On the experimental side, “Traffic Jam” offers atonal piano accompaniments, car traffic noises, and a thrashing electric guitar solo, among other nonlinear treats. Composer Jenny Kellogg has artfully captured road rage in sound.

As with previous One O’Clock recordings, Lab 2013 features odes to Denton. “The Square” and “Denton Standard Time,” two swingin’ gems, were composed and arranged by UNT jazz program faculty. — E.B.

 

Sun City’s Sun City

The spirit of early Rufus Wainwright hovers approvingly over the self-titled debut album from Sun City, a fledgling Fort Worth trio headed by singer, composer, and musician Chad Johnson and rounded out by percussionist Kevin Geist and bassist Brian Whaley. It’s important to specify early Wainwright, because Sun City –– produced and engineered by Dallas’ Casey Di Iorio (The Polyphonic Spree, Bowling For Soup) –– contains all of the mischievous and utterly sincere vocals, small-scale yet brightly colored guitar and organ, and whipsmart songwriting that Wainwright specialized in before he started mucking around with opera and Judy Garland impressions.

In fairness to Di Iorio, the glowing Fisher Price hues of guitar and organ on Sun City recall his work with the Spree at least as much as Wainwright’s self-titled debut. The effect is both warm and canny at the same time, much like Johnson’s boyish voice. The opening “Theory of Relativity” finds the main man happily pondering the unseen forces of motion and matter that rule our world: “I can speed along inside my car / But ’til I stop on a dime / I don’t feel the motion much, if at all.” On “British,” those shiny boutique organs and keyboards offer wry commentary as Johnson laments, “I’m not British / But it’s not my fault.”
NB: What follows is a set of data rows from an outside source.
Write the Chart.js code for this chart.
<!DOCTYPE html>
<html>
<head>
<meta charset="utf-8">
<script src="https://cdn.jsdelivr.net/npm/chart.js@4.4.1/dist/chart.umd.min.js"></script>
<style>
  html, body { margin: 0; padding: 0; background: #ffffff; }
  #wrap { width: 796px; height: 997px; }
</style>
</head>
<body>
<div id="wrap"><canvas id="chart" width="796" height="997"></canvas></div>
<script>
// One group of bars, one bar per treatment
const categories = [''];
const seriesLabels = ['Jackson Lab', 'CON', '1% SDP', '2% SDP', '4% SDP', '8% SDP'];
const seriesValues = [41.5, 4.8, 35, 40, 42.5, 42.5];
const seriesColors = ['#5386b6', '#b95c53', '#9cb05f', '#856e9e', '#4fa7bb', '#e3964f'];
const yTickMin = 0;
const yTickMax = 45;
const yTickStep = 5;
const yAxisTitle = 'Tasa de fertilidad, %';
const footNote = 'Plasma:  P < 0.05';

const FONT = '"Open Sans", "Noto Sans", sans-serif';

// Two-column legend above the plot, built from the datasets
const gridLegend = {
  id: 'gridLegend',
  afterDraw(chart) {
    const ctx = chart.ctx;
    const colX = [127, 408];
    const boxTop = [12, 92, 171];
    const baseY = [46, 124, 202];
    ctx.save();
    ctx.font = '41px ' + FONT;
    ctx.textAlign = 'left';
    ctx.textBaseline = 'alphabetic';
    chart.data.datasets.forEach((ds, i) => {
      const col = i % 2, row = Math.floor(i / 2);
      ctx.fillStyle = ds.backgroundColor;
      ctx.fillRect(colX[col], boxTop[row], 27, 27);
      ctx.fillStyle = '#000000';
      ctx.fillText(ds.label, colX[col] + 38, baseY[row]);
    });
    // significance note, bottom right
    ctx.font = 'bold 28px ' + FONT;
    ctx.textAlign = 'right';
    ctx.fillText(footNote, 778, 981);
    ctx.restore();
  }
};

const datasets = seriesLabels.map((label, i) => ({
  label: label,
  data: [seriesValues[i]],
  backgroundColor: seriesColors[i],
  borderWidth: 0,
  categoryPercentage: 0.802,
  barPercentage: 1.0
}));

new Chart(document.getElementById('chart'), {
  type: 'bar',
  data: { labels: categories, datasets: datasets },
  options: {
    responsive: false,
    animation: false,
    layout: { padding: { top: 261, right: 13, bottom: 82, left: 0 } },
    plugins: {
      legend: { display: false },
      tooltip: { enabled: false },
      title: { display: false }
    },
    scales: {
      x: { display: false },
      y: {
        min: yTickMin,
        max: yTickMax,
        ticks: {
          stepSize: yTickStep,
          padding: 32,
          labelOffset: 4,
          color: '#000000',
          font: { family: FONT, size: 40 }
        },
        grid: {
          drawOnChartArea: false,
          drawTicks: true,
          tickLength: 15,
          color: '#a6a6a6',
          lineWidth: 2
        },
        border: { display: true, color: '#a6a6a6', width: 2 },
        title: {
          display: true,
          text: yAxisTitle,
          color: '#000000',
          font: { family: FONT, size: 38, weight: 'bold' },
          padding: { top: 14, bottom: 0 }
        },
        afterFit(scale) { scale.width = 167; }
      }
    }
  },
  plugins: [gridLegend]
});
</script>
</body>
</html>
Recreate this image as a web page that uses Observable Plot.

“The New World” is the album’s hardest rocker. Johnson drops his precocious child persona and rides atop galloping drums into a thrilling, theremin-style guitar solo. “Freedom of Youth” channels a Randy Newman-ish cynicism that feels legit despite, or maybe because of, Johnson’s own youthfulness. Sun City closes with a solemn folk reverie. Poignant and haunting, “Daydream” is less a dopey daytime fantasy than a hopeless yearning for eternal fulfillment. Such nonstop bliss won’t happen for Johnson, or any of us, but polished, thoughtful, and lovely pop music like Sun City helps bring listeners a little closer to those castles in the sky. — J.F.